DNA condensation and self-aggregation of Escherichia coli Dps are coupled phenomena related to the properties of the N-terminus.

Nucleic Acids Res 2004 8;32(19):5935-44. Epub 2004 Nov 8.

C.N.R. Institute of Molecular Biology and Pathology, Department of Biochemical Sciences A. Rossi-Fanelli, University of Rome La Sapienza, 00185 Rome, Italy.

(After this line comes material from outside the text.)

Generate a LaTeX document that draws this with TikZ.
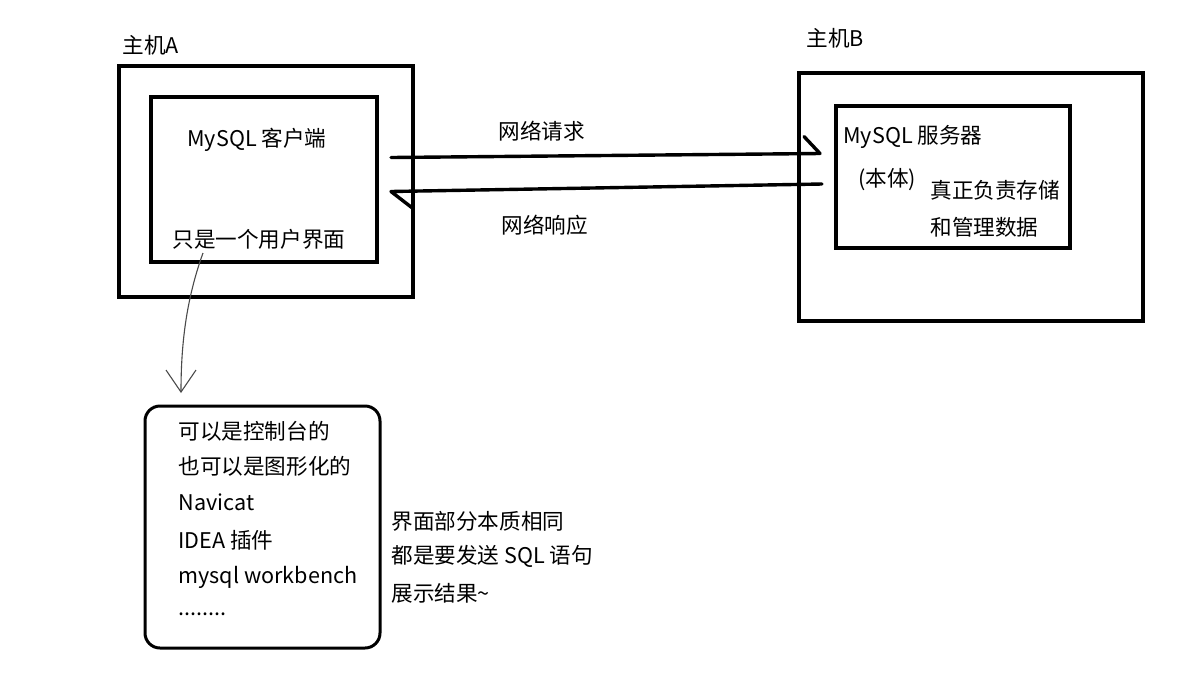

Escherichia coli Dps (DNA-binding proteins from starved cells) is the prototype of a DNA-protecting protein family expressed by bacteria under nutritional and oxidative stress. The role of the lysine-rich and highly mobile Dps N-terminus in DNA protection has been investigated by comparing the self-aggregation and DNA-condensation capacity of wild-type Dps and two N-terminal deletion mutants, DpsDelta8 and DpsDelta18, lacking two or all three lysine residues, respectively. Gel mobility and atomic force microscopy imaging showed that at pH 6.3, both wild type and DpsDelta8 self-aggregate, leading to formation of oligomers of variable size, and condense DNA with formation of large Dps-DNA complexes. Conversely, DpsDelta18 does not self-aggregate and binds DNA without causing condensation. At pH 8.2, DpsDelta8 and DpsDelta18 neither self-aggregate nor cause DNA condensation, a behavior also displayed by wild-type Dps at pH 8.7. Thus, Dps self-aggregation and Dps-driven DNA condensation are parallel phenomena that reflect the properties of the N-terminus. DNA protection against the toxic action of Fe(II) and H2O2 is not affected by the N-terminal deletions either in vitro or in vivo, in accordance with the different structural basis of this property.